_Problem:_ Leaving out all pictures, please print only the lines from the one containing "Write a Python" through the one containing "from matplotlib.ticker import FuncFormatter".

_Data records:_

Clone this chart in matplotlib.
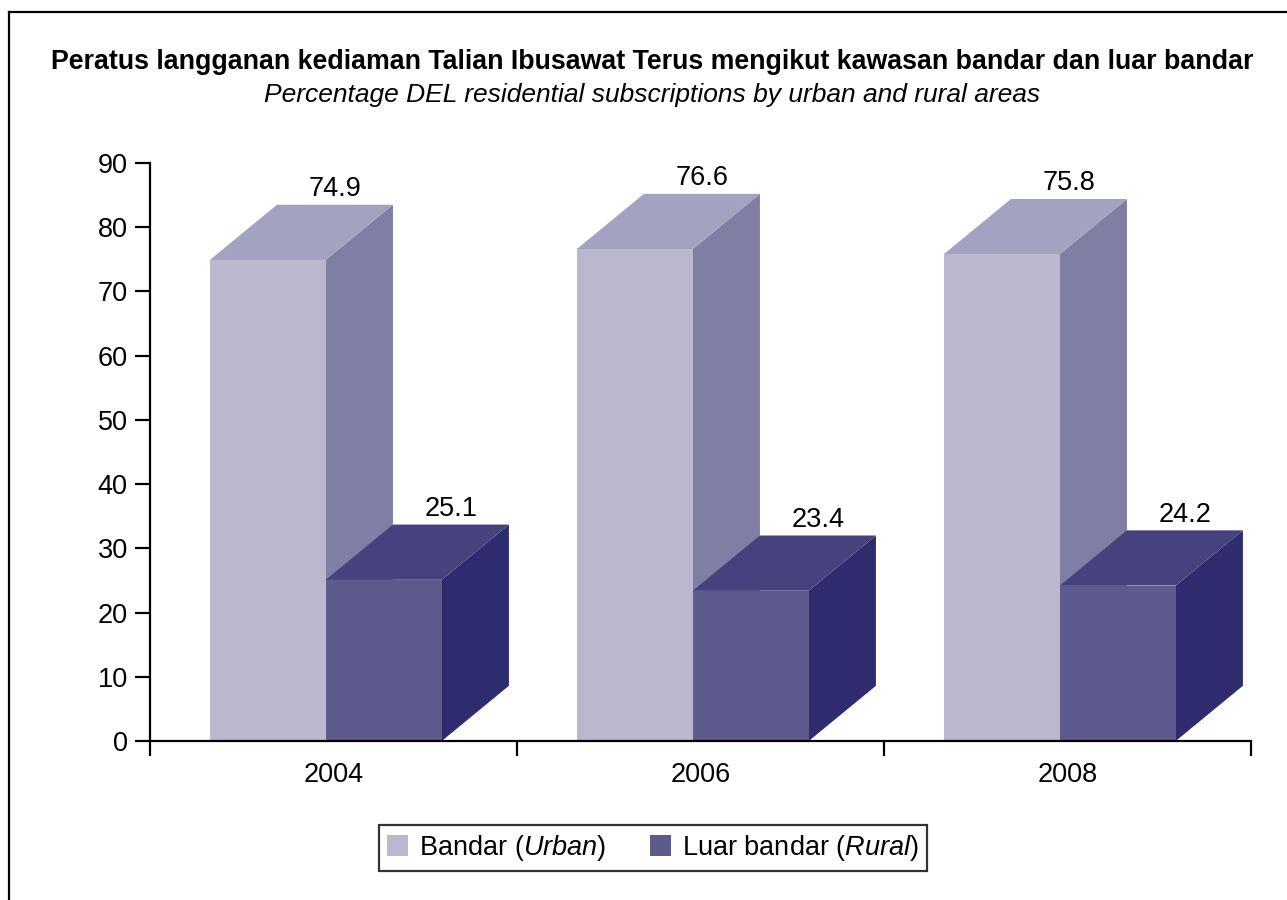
---
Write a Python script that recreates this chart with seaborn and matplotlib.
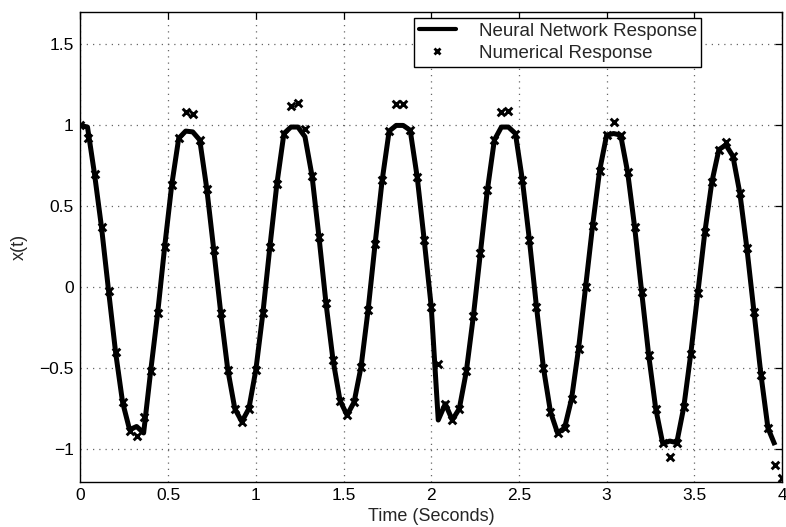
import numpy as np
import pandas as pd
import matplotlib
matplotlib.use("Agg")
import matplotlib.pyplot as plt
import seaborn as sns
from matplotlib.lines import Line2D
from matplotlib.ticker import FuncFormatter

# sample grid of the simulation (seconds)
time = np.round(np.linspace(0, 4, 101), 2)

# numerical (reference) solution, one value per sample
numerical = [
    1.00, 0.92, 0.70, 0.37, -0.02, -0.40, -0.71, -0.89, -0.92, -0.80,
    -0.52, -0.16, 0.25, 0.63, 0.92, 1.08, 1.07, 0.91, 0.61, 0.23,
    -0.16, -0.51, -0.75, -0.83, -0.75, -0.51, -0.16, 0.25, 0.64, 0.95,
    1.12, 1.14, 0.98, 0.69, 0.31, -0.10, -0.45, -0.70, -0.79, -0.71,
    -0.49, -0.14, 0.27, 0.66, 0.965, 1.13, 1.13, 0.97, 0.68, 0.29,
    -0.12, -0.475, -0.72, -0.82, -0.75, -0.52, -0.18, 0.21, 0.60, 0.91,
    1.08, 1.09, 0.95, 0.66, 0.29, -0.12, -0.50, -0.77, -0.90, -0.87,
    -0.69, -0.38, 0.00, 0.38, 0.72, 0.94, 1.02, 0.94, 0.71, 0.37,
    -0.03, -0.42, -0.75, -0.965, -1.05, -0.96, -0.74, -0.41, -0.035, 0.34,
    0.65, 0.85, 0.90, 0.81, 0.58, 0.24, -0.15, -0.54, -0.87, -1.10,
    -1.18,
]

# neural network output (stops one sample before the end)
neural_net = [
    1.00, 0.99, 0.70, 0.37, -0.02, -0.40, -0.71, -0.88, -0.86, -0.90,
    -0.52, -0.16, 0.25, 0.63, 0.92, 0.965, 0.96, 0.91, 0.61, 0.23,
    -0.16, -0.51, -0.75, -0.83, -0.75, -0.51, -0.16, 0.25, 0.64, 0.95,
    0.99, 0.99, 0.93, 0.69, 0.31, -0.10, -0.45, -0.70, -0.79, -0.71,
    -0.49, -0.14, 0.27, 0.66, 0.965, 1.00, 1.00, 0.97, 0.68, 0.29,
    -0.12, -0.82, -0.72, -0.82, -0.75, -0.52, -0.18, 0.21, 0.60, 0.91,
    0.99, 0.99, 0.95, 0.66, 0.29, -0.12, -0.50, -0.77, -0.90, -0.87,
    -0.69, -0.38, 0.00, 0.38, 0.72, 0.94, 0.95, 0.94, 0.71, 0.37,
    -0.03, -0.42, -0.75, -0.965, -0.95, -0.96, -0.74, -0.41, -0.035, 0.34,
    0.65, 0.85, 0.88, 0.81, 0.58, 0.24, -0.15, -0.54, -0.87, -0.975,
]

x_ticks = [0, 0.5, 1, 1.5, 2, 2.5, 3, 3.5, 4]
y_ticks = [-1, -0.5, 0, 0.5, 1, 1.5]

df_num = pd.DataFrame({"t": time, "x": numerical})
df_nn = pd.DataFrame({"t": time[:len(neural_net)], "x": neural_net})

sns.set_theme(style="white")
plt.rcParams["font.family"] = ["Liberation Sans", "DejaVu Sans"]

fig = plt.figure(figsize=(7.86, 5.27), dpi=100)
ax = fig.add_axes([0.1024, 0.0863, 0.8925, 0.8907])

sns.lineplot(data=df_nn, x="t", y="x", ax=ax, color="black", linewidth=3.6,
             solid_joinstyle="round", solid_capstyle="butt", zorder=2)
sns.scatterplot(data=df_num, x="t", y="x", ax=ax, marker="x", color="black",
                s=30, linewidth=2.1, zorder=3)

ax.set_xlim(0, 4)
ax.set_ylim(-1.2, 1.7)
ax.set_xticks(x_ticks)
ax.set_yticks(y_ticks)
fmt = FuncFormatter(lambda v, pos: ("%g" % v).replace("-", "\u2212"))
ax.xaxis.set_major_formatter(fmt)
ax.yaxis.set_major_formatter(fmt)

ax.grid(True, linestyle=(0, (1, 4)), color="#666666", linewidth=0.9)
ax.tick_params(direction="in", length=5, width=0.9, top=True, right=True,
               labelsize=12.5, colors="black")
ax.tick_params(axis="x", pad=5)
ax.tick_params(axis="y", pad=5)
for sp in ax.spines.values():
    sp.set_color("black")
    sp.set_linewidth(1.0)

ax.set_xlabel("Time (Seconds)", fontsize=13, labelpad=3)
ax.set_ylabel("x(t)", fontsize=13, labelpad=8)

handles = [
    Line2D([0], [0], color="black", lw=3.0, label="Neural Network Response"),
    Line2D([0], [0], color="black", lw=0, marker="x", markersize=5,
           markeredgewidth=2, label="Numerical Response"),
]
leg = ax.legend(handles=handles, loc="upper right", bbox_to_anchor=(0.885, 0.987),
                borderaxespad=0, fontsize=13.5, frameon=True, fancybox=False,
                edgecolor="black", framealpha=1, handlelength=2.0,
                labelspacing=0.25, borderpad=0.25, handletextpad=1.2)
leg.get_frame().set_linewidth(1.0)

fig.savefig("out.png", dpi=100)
==
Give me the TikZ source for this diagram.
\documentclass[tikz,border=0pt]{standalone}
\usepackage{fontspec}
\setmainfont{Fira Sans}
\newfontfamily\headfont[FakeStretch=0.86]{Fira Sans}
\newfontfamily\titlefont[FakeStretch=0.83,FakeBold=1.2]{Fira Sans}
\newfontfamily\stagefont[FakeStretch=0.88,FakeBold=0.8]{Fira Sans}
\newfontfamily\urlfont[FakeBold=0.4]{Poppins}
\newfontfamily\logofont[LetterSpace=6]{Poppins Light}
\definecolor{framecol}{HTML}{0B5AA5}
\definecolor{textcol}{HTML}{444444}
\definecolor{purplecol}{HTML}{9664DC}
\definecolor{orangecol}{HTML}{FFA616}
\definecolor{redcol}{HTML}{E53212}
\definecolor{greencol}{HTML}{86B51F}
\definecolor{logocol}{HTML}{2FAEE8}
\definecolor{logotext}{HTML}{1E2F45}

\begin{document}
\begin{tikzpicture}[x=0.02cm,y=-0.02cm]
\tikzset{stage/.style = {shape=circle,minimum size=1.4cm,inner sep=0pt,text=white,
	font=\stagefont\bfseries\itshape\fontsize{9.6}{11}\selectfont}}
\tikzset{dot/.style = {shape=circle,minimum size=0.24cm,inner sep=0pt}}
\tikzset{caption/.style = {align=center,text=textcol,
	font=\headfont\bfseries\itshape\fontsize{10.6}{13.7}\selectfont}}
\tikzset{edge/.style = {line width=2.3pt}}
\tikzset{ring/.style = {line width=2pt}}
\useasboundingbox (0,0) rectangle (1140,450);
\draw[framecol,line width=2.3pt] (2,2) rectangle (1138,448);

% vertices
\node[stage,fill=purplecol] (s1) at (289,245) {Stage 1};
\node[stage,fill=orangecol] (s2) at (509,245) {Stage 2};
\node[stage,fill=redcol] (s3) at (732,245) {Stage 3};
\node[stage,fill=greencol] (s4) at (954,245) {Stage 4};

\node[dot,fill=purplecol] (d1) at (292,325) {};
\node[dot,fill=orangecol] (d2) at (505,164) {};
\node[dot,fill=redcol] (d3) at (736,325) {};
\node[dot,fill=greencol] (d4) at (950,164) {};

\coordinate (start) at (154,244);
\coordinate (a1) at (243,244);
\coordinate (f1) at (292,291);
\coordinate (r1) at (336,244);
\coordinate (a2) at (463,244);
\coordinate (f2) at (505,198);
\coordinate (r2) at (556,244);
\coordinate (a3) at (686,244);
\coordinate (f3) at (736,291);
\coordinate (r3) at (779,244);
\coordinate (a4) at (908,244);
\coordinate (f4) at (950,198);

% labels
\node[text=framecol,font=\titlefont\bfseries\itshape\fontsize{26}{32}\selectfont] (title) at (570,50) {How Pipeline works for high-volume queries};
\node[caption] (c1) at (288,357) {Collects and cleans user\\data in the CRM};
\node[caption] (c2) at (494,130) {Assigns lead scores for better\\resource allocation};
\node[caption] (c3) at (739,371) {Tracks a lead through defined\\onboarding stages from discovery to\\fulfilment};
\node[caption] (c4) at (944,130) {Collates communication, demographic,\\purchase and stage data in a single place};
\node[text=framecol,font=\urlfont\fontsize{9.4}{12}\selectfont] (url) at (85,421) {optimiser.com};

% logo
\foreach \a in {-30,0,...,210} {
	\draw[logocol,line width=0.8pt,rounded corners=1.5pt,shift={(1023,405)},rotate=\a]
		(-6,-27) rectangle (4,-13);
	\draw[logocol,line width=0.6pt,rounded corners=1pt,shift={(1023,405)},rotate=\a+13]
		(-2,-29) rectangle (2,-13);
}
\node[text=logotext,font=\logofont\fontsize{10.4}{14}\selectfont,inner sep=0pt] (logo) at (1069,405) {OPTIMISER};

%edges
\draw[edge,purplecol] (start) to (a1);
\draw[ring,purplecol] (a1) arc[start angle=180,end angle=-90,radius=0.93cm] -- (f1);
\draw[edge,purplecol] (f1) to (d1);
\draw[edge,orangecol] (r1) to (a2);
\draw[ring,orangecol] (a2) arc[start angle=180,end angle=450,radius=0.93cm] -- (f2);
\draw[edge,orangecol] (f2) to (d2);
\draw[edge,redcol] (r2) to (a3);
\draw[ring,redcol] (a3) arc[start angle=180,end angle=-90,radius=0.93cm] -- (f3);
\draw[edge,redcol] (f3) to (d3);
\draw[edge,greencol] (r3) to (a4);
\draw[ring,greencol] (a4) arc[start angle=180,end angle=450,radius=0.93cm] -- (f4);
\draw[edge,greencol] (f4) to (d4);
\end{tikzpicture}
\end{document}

_Task solution:_
Write a Python script that recreates this chart with seaborn and matplotlib.
import numpy as np
import pandas as pd
import matplotlib
matplotlib.use("Agg")
import matplotlib.pyplot as plt
import seaborn as sns
from matplotlib.lines import Line2D
from matplotlib.ticker import FuncFormatter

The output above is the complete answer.